La pression monte sur l’Allemagne pour qu’elle rejoigne les initiatives visant à sanctionner Israël en raison de la guerre à Gaza, alimentant un débat tendu dans un pays hanté par sa culpabilité pour l’Holocauste. Berlin, soutien indéfectible d’Israël, se retrouve en porte-à-faux avec de nombreux alliés européens. Mais aussi vis-à-vis de sa société civile.

Si l’attaque du Hamas du 7 octobre 2023 a été unanimement condamnée en Occident, nombreux sont ceux à juger désormais, en Europe, que la riposte israélienne est complètement disproportionnée. Cette semaine, l’attention se tourne vers Berlin, qui va devoir prendre position face aux propositions de sanctions d’Israël par l’Union européenne (UE), qui envisage de restreindre ses échanges commerciaux avec l’État hébreu, lors d’un sommet prévu le 1er octobre à Copenhague, au Danemark.

Redéfinir le « plus jamais ça »

« L’Allemagne est sous une pression accrue venant de plusieurs directions », relève Mariam Salehi, chercheuse en relations internationales à l’Université libre de Berlin. « Ça provient de partenaires au sein de l’Union européenne […] mais aussi de la société civile », poursuit-elle.

Remettre en question le soutien à Israël reste un tabou en Allemagne, où le régime nazi a exterminé six millions de Juifs durant la Seconde Guerre mondiale. L’ex-chancelière Angela Merkel avait érigé la sécurité israélienne au rang de « raison d’État ». Les propos de son ancien conseiller diplomatique Christoph Heusgen qui, fin août, jugeait qu’Israël risque de devenir un « État d’apartheid » et appelait Berlin à reconnaître l’État palestinien, ont donc eu l’effet d’une bombe, cet été.

De quoi nourrir le débat de savoir si, quatre-vingts ans après la fin de la guerre, le « plus jamais ça » ne doit pas être redéfini. « Tel qu’il est interprété aujourd’hui, ce principe implique une responsabilité envers l’État d’Israël. Mais on pourrait aussi le voir comme une responsabilité envers le droit international […] et la promesse qu’aucun génocide ne doit jamais se produire », estime Mariam Salehi.

Friedrich Merz sur la réserve

Face à la situation humanitaire à Gaza, Berlin a un peu durci le ton. En août, le nouveau chancelier Friedrich Merz, issu de la CDU, a annoncé de premières restrictions sur les ventes d’armes à Israël. Si la décision a été saluée par la gauche, elle a été vivement critiquée à droite. La CSU avait dénoncé « une inversion des rôles entre victimes et bourreaux ».
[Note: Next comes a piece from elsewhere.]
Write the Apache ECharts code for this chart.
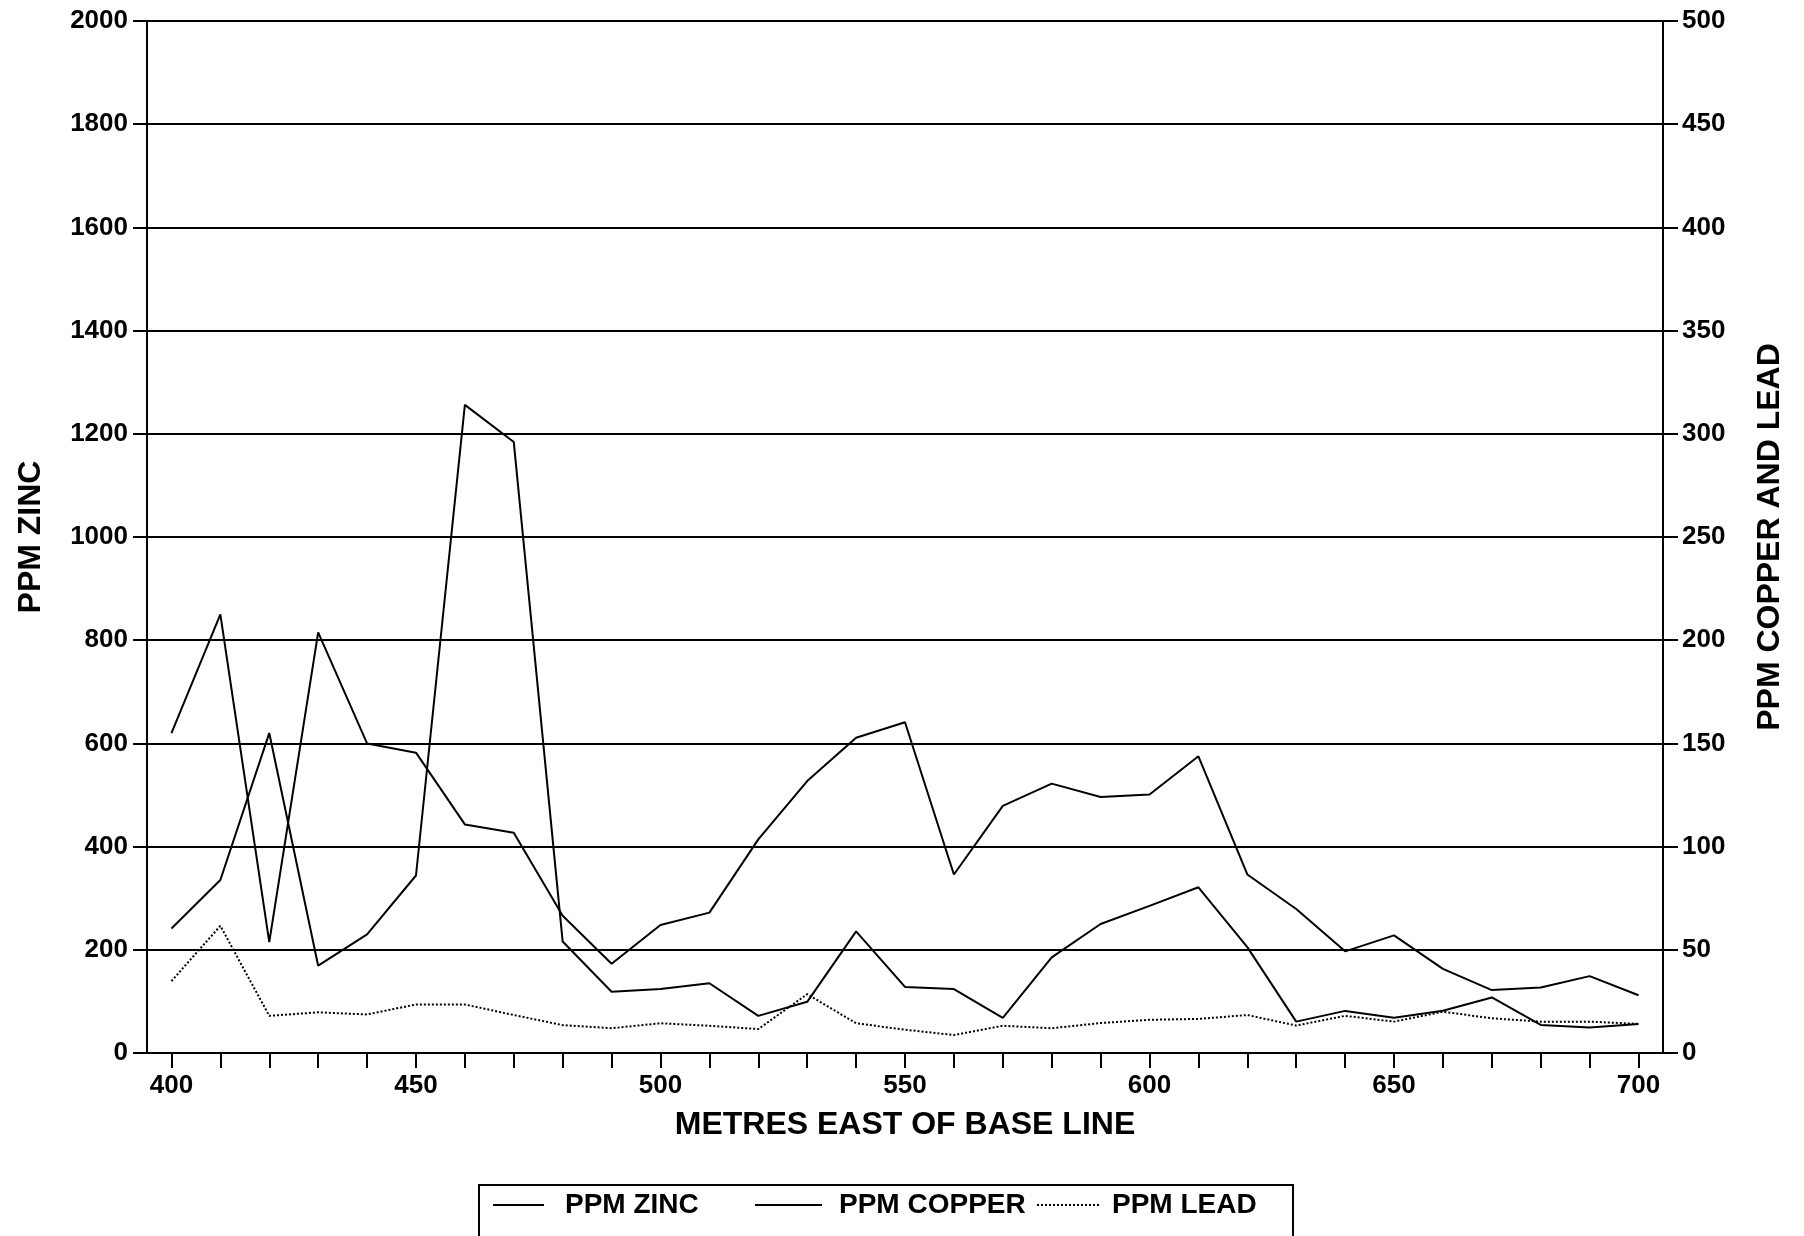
<!DOCTYPE html>
<html>
<head>
<meta charset="utf-8">
<script src="https://cdn.jsdelivr.net/npm/echarts@6/dist/echarts.min.js"></script>
<style>html,body{margin:0;padding:0;background:#fff;}#c{width:1804px;height:1236px;}</style>
</head>
<body>
<div id="c"></div>
<script>
const metres = [400,410,420,430,440,450,460,470,480,490,500,510,520,530,540,550,560,570,580,590,600,610,620,630,640,650,660,670,680,690,700];
const zinc = [620,850,215,815,600,582,443,427,266,173,248,272,414,527,611,641,346,479,522,496,501,575,346,279,197,228,163,122,127,149,112];
const copper = [60.3,83.8,155,42.3,57.5,86,314,296,54,29.7,31,33.8,18,24.8,58.9,32,31,17,46.3,62.5,71.3,80.3,51.3,15.2,20.4,17.1,20.5,26.9,13.6,12.3,14.1];
const lead = [34.8,61.6,18,19.7,18.7,23.5,23.5,18.4,13.5,12,14.4,13.2,11.6,28.5,14.4,11.3,8.7,13.2,12,14.5,16.1,16.5,18.4,13.3,18,15.2,20,16.8,15.2,15.2,14.1];
const seriesNames = ['PPM ZINC','PPM COPPER','PPM LEAD'];
const xTitle = 'METRES EAST OF BASE LINE';
const yLeftTitle = 'PPM ZINC';
const yRightTitle = 'PPM COPPER AND LEAD';

const FONT = '"Liberation Sans", Arial, Helvetica, sans-serif';
const chart = echarts.init(document.getElementById('c'), null, {renderer:'canvas'});
const lbl = {color:'#000', fontFamily: FONT, fontWeight:'bold', fontSize:26};
const axisTitle = {color:'#000', fontFamily: FONT, fontWeight:'bold', fontSize:32};
function legendFor(name, left, w, pad){
  return {
    data:[name], left:left, top:1191, padding:0,
    itemWidth:w, itemHeight:14, itemGap:0,
    itemStyle:{opacity:0},
    textStyle:{color:'#000', fontFamily:FONT, fontWeight:'bold', fontSize:28, padding:[0,0,0,pad]}
  };
}
chart.setOption({
  animation:false,
  backgroundColor:'#fff',
  grid:{left:147, right:141, top:21, bottom:183, containLabel:false},
  graphic:[{type:'rect', shape:{x:479, y:1185, width:814, height:120}, style:{fill:'none', stroke:'#000', lineWidth:2}, silent:true}],
  legend:[
    legendFor(seriesNames[0], 492, 51, 16),
    legendFor(seriesNames[1], 754, 67, 12),
    legendFor(seriesNames[2], 1036, 63, 7)
  ],
  xAxis:{
    type:'category', data: metres, boundaryGap:true,
    name: xTitle, nameLocation:'middle', nameGap:56, nameTextStyle:axisTitle,
    axisLine:{lineStyle:{color:'#000', width:2}},
    axisTick:{show:true, alignWithLabel:true, interval:0, length:15, lineStyle:{color:'#000', width:2}},
    axisLabel:{interval:4, margin:20, ...lbl},
    splitLine:{show:false}
  },
  yAxis:[{
    type:'value', min:0, max:2000, interval:200, position:'left',
    name: yLeftTitle, nameLocation:'middle', nameRotate:90, nameGap:100, nameTextStyle:axisTitle,
    axisLine:{show:true, lineStyle:{color:'#000', width:2}},
    axisTick:{show:true, length:14, lineStyle:{color:'#000', width:2}},
    axisLabel:{margin:19, formatter:(v)=>String(v), ...lbl},
    splitLine:{show:true, lineStyle:{color:'#000', width:2}}
  },{
    type:'value', min:0, max:500, interval:50, position:'right',
    name: yRightTitle, nameLocation:'middle', nameRotate:90, nameGap:91, nameTextStyle:axisTitle,
    axisLine:{show:true, lineStyle:{color:'#000', width:2}},
    axisTick:{show:true, length:15, lineStyle:{color:'#000', width:2}},
    axisLabel:{margin:19, formatter:(v)=>String(v), ...lbl},
    splitLine:{show:false}
  }],
  series:[
    {name:seriesNames[0], type:'line', yAxisIndex:0, data:zinc, symbol:'none', lineStyle:{color:'#000', width:2}, itemStyle:{color:'#000'}},
    {name:seriesNames[1], type:'line', yAxisIndex:1, data:copper, symbol:'none', lineStyle:{color:'#000', width:2}, itemStyle:{color:'#000'}},
    {name:seriesNames[2], type:'line', yAxisIndex:1, data:lead, symbol:'none', lineStyle:{color:'#000', width:2, type:'dotted'}, itemStyle:{color:'#000'}}
  ]
});
</script>
</body>
</html>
Friedrich Merz est toutefois pour l’instant resté très prudent, se gardant bien d’employer le terme de « génocide » s’agissant de Gaza et n’envisageant pas de reconnaître l’État palestinien, contrairement à la France ou au Royaume-Uni. Les trois quarts des Allemands jugent pourtant injustifiée l’ampleur de l’action militaire israélienne à Gaza. Les manifestations contre la guerre y sont devenues hebdomadaires, réunissant encore quelques dizaines de milliers de personnes, samedi, à Berlin.